For the rest of the night, Maggie went through her library, trying to understand what she was up against. She read through books about poisoners. She read about how Ecstasy might be introduced. It could be a pill, she read, or it could be in liquid. Death would be preceded by palpitations, blurry vision, dry mouth, confusion, agitation, dehydration, liver failure. Not an easy way to die.

Suddenly the force of losing Winifred smacked Maggie in the face. How she wished her best friend were here for her to talk to. She touched the window, cold and remorseless, and thought how she had stood by it, thinking to throw a rock at Bender. Grief gnawed her. This was the terrible part, that it throbbed. Never went away. She sank down on her couch and the phone rang and she lunged for it, hoping that it would be Frank, which surprised her. She hadn't realized until she picked up the phone how much she'd been hoping that he'd call. Foolishness. But it wasn't Frank. It was Harriet Evans from church, contacting her to say that they'd called an impromptu meeting of the Dining Out Club and they wanted to take her out to dinner.

“That's very sweet of you,” Maggie said. “But it's not necessary.”

“You've been through a hard time, Maggie Dove, and now's the time to have your friends around you. We won't take no for an answer.” Harriet was not a forceful person and Maggie suspected someone else had written out the words.

“We're going to that new Thai place. Helen Blake says it's good and Penny's gout is better so we're going to risk it. Next Friday night. Six o'clock.”

“Okay, thank you.”

“And you can bring that man with you, if you want. The one you went out with the other night.”

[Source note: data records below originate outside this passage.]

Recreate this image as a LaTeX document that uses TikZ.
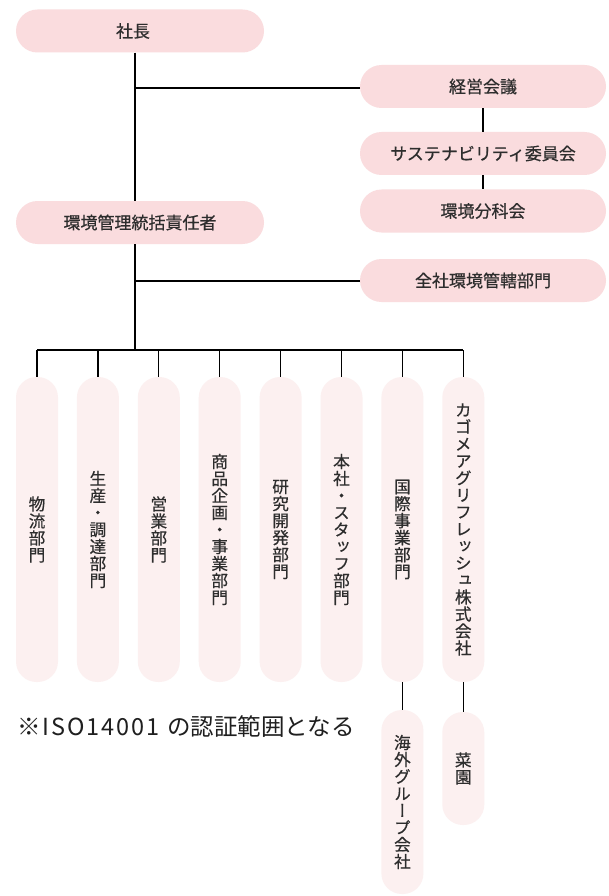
\documentclass[tikz,border=0pt]{standalone}
\usepackage{fontspec}
\setmainfont{Noto Sans CJK JP}
\newfontfamily\jp[FakeBold=0.6]{Noto Sans CJK JP}
\newfontfamily\vjp[RawFeature=+vert,FakeBold=0.6]{Noto Sans CJK JP}
\newfontfamily\notefont{Noto Sans CJK JP}
\definecolor{pinkA}{RGB}{250,220,222}
\definecolor{pinkB}{RGB}{252,240,240}
\definecolor{txt}{RGB}{45,45,45}
\begin{document}
\begin{tikzpicture}[x=1pt,y=-1pt,
  topbox/.style={draw=none,fill=pinkA,rounded corners=21.5pt,minimum width=248pt,minimum height=43pt,inner sep=0pt,text=txt,font=\jp\fontsize{17}{19}\selectfont},
  rbox/.style={topbox,minimum width=246pt},
  vbox/.style={draw=none,fill=pinkB,rounded corners=20.5pt,minimum width=42pt,inner sep=0pt,text=txt,align=center,font=\vjp\fontsize{16.6}{17}\selectfont},
  conn/.style={draw=black,line width=1.2pt}]
\useasboundingbox (0,0) rectangle (608,896);
\fill[white] (0,0) rectangle (608,896);
% top column
\node[topbox] (shacho) at (140,31) {\hspace{-14pt}社長};
\node[topbox] (sekinin) at (140,222.5) {環境管理統括責任者};
\node[rbox] (keiei) at (483,86.5) {経営会議};
\node[rbox] (sustain) at (483,153.5) {サステナビリティ委員会};
\node[rbox] (bunka) at (483,211) {環境分科会};
\node[rbox] (zensha) at (483,280.5) {全社環境管轄部門};
% spine coordinates
\coordinate (s1) at (135,88);
\coordinate (s2) at (135,281);
\coordinate (bus) at (135,350);
\draw[conn] (s1 |- shacho.south) -- (s1 |- sekinin.north);
\draw[conn] (s1) -- (keiei.west |- s1);
\draw[conn] (keiei) -- (sustain);
\draw[conn] (sustain) -- (bunka);
\draw[conn] (s2 |- sekinin.south) -- (bus);
\draw[conn] (s2) -- (zensha.west |- s2);
% vertical boxes
\foreach \i/\name/\label in {
  0/d1/{物\\流\\部\\門},
  1/d2/{生\\産\\・\\調\\達\\部\\門},
  2/d3/{営\\業\\部\\門},
  3/d4/{商\\品\\企\\画\\・\\事\\業\\部\\門},
  4/d5/{研\\究\\開\\発\\部\\門},
  5/d6/{本\\社\\・\\ス\\タ\\ッ\\フ\\部\\門},
  6/d7/{国\\際\\事\\業\\部\\門},
  7/d8/{カ\\ゴ\\メ\\ア\\グ\\リ\\フ\\レ\\ッ\\シ\\ュ\\株\\式\\会\\社}}{
  \node[vbox,minimum height=305pt] (\name) at ({37+60.9*\i},529.5) {\label};
}
\draw[conn] (d1.north |- bus) -- (d8.north |- bus);
\foreach \name in {d1,d2,d3,d4,d5,d6,d7,d8}{
  \draw[conn] (\name.north |- bus) -- (\name.north);
}
\node[vbox,minimum height=184pt] (kaigai) at (d7 |- 0,802) {海\\外\\グ\\ル\\ー\\プ\\会\\社};
\node[vbox,minimum height=113pt] (saien) at (d8 |- 0,768.5) {菜\\園};
\draw[conn] (d7.south) -- (kaigai.north);
\draw[conn] (d8.south) -- (saien.north);
\node[anchor=west,inner sep=0pt,text=black!88,font=\notefont\fontsize{23.5}{25}\selectfont] (note) at (17,727) {※\hspace{2pt}{\addfontfeatures{LetterSpace=8}ISO14001}\hspace{8pt}の認証範囲となる};
\end{tikzpicture}
\end{document}
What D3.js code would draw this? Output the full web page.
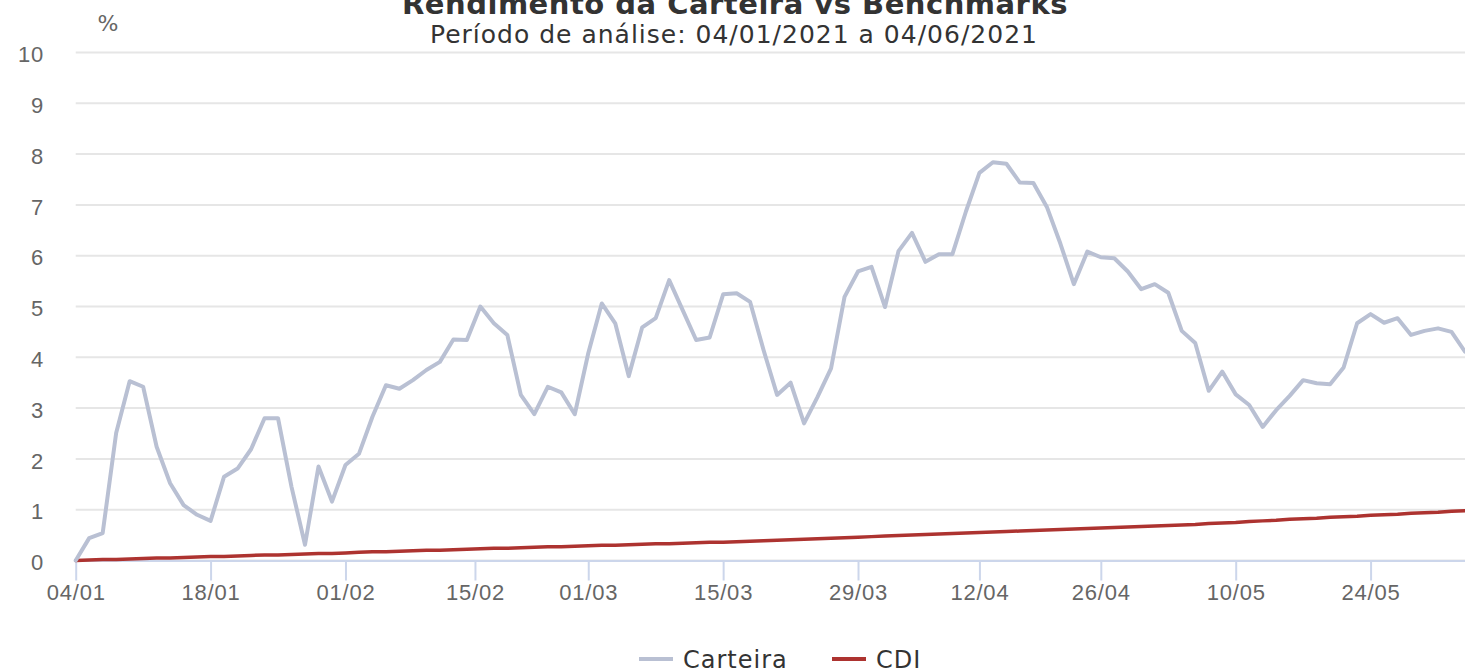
<!DOCTYPE html>
<html lang="pt">
<head>
    <meta charset="UTF-8">
    <title>Rendimento da Carteira vs Benchmarks</title>
    <script src="https://d3js.org/d3.v7.min.js"></script>
    <style>
        body { margin: 0; background: #fff; }
        svg { font-family: "DejaVu Sans", sans-serif; display: block; }
    </style>
</head>
<body>
<script>
    // dias úteis considerados (feriados da bolsa fora)
    var startDate = "2021-01-04";
    var endDate = "2021-06-02";
    var holidays = ["2021-02-15", "2021-02-16", "2021-04-02", "2021-04-21"];

    // rendimento acumulado da carteira (%)
    var carteira = [
        0.00, 0.44, 0.54, 2.51, 3.53, 3.42, 2.24, 1.52, 1.09, 0.90,
        0.78, 1.65, 1.81, 2.19, 2.80, 2.80, 1.45, 0.31, 1.85, 1.16,
        1.88, 2.10, 2.83, 3.45, 3.38, 3.55, 3.75, 3.91, 4.35, 4.34,
        5.00, 4.67, 4.44, 3.26, 2.88, 3.42, 3.31, 2.88, 4.08, 5.06,
        4.67, 3.63, 4.59, 4.77, 5.52, 4.93, 4.34, 4.39, 5.24, 5.26,
        5.09, 4.14, 3.26, 3.50, 2.70, 3.22, 3.78, 5.19, 5.69, 5.78,
        4.99, 6.09, 6.45, 5.88, 6.03, 6.03, 6.87, 7.63, 7.84, 7.81,
        7.44, 7.43, 6.96, 6.24, 5.44, 6.08, 5.97, 5.95, 5.69, 5.34,
        5.44, 5.27, 4.52, 4.28, 3.34, 3.72, 3.27, 3.06, 2.63, 2.96,
        3.24, 3.55, 3.49, 3.47, 3.80, 4.67, 4.85, 4.68, 4.77, 4.44,
        4.52, 4.57, 4.50, 4.11
    ];

    // CDI acumulado (%)
    var cdi = [
        0.00, 0.01, 0.02, 0.02, 0.03, 0.04, 0.05, 0.05, 0.06, 0.07,
        0.08, 0.08, 0.09, 0.10, 0.11, 0.11, 0.12, 0.13, 0.14, 0.14,
        0.15, 0.16, 0.17, 0.17, 0.18, 0.19, 0.20, 0.20, 0.21, 0.22,
        0.23, 0.24, 0.24, 0.25, 0.26, 0.27, 0.27, 0.28, 0.29, 0.30,
        0.30, 0.31, 0.32, 0.33, 0.33, 0.34, 0.35, 0.36, 0.36, 0.37,
        0.38, 0.39, 0.40, 0.41, 0.42, 0.43, 0.44, 0.45, 0.46, 0.47,
        0.48, 0.49, 0.50, 0.51, 0.52, 0.53, 0.54, 0.55, 0.56, 0.57,
        0.58, 0.59, 0.60, 0.61, 0.62, 0.63, 0.64, 0.65, 0.66, 0.67,
        0.68, 0.69, 0.70, 0.71, 0.73, 0.74, 0.75, 0.77, 0.78, 0.79,
        0.81, 0.82, 0.83, 0.85, 0.86, 0.87, 0.89, 0.90, 0.91, 0.93,
        0.94, 0.95, 0.97, 0.98
    ];

    var tickDates = ["2021-01-04", "2021-01-18", "2021-02-01", "2021-02-15", "2021-03-01", "2021-03-15",
        "2021-03-29", "2021-04-12", "2021-04-26", "2021-05-10", "2021-05-24"];
    var yTicks = [0, 1, 2, 3, 4, 5, 6, 7, 8, 9, 10];

    var series = [
        {name: "Carteira", values: carteira, color: "#b9c0d3", width: 4},
        {name: "CDI", values: cdi, color: "#ad3330", width: 3.5}
    ];

    var width = 1465;
    var height = 671;
    var margin = {left: 75.7, right: 0, top: 52.5, bottom: 110.5};
    var fontFamily = "DejaVu Sans, sans-serif";

    var parse = d3.utcParse("%Y-%m-%d");
    var fmt = d3.utcFormat("%Y-%m-%d");
    var dates = [];
    d3.utcDay.range(parse(startDate), d3.utcDay.offset(parse(endDate), 1)).forEach(function (d) {
        var wd = d.getUTCDay();
        if (wd != 0 && wd != 6 && holidays.indexOf(fmt(d)) < 0) {
            dates.push(d);
        }
    });

    // eixo "ordinal": datas sem pregão ficam interpoladas entre os pontos vizinhos
    function dateIndex(s) {
        var t = parse(s).getTime();
        var i = d3.bisector(d => d.getTime()).left(dates, t);
        if (i < dates.length && dates[i].getTime() == t) return i;
        var a = dates[i - 1].getTime(), b = dates[i].getTime();
        return i - 1 + (t - a) / (b - a);
    }

    var svg = d3.select("body")
        .append("svg")
        .attr("width", width)
        .attr("height", height);

    var xScale = d3.scaleLinear()
        .domain([0, dates.length - 1])
        .range([margin.left, width - margin.right]);
    var yScale = d3.scaleLinear()
        .domain([0, 10])
        .range([height - margin.bottom, margin.top]);

    // grade horizontal
    svg.append("g")
        .selectAll("line")
        .data(yTicks)
        .enter()
        .append("line")
        .attr("x1", margin.left)
        .attr("x2", width - margin.right)
        .attr("y1", d => yScale(d))
        .attr("y2", d => yScale(d))
        .attr("stroke", "#e6e6e6")
        .attr("stroke-width", 2);

    // eixo y
    var yAxis = d3.axisLeft(yScale).tickValues(yTicks).tickSize(0).tickPadding(0);
    var gy = svg.append("g")
        .attr("transform", "translate(44,0)")
        .attr("font-family", fontFamily)
        .call(yAxis);
    gy.select(".domain").remove();
    gy.selectAll("text")
        .attr("dy", "0.42em")
        .attr("fill", "#666")
        .style("font-size", "22px")
        .style("letter-spacing", "0.8px");

    // eixo x
    var xAxis = d3.axisBottom(xScale)
        .tickValues(tickDates.map(dateIndex))
        .tickFormat(function (d, i) { return d3.utcFormat("%d/%m")(parse(tickDates[i])); })
        .tickSize(20)
        .tickPadding(4)
        .tickSizeOuter(0);
    var gx = svg.append("g")
        .attr("transform", "translate(0," + yScale(0) + ")")
        .attr("font-family", fontFamily)
        .call(xAxis);
    gx.select(".domain").attr("stroke", "#ccd6eb").attr("stroke-width", 2);
    gx.selectAll(".tick line").attr("stroke", "#ccd6eb").attr("stroke-width", 2);
    gx.selectAll("text")
        .attr("fill", "#666")
        .style("font-size", "22px")
        .style("letter-spacing", "0.8px");

    // linhas
    var line = d3.line()
        .x((d, i) => xScale(i))
        .y(d => yScale(d));

    svg.append("defs").append("clipPath").attr("id", "plot")
        .append("rect")
        .attr("x", margin.left - 5).attr("y", 0)
        .attr("width", width).attr("height", yScale(0) + 3);

    var plot = svg.append("g").attr("clip-path", "url(#plot)");
    plot.selectAll("path.serie")
        .data(series.slice().reverse())
        .enter()
        .append("path")
        .attr("class", "serie")
        .attr("d", d => line(d.values))
        .attr("fill", "none")
        .attr("stroke", d => d.color)
        .attr("stroke-width", d => d.width)
        .attr("stroke-linejoin", "round")
        .attr("stroke-linecap", "round");

    // título
    svg.append("text")
        .attr("x", 735)
        .attr("y", 13.5)
        .attr("text-anchor", "middle")
        .attr("fill", "#333")
        .style("font-size", "29px")
        .style("font-weight", "bold")
        .style("letter-spacing", "0.5px")
        .text("Rendimento da Carteira vs Benchmarks");
    svg.append("text")
        .attr("x", 734)
        .attr("y", 43)
        .attr("text-anchor", "middle")
        .attr("fill", "#333")
        .style("font-size", "25px")
        .style("letter-spacing", "1px")
        .text("Período de análise: 04/01/2021 a 04/06/2021");
    svg.append("text")
        .attr("x", 108)
        .attr("y", 31)
        .attr("text-anchor", "middle")
        .attr("fill", "#666")
        .style("font-size", "22px")
        .text("%");

    // legenda
    var legendX = [639, 832];
    var legend = svg.append("g")
        .selectAll("g")
        .data(series)
        .enter()
        .append("g")
        .attr("transform", (d, i) => "translate(" + legendX[i] + ",659)");
    legend.append("line")
        .attr("x1", 0).attr("x2", 34)
        .attr("stroke", d => d.color)
        .attr("stroke-width", 4);
    legend.append("text")
        .attr("x", 44)
        .attr("y", 8.5)
        .attr("fill", "#333")
        .style("font-size", "24px")
        .style("letter-spacing", "1px")
        .text(d => d.name);
</script>
</body>
</html>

“Thank you,” Maggie said, wondering, as she hung up the phone how on earth anyone in this town kept a secret. She hadn't even gone out with Frank in Darby-on-Hudson. She hadn't even run into someone she knew. Was she being followed? Was there a secret Darby-on-Hudson cabal who kept track of 62-year-old Sunday School teachers and who they ate dinner with? Feeling rebellious and impulsive, two emotions she almost never felt, Maggie decided to make a call.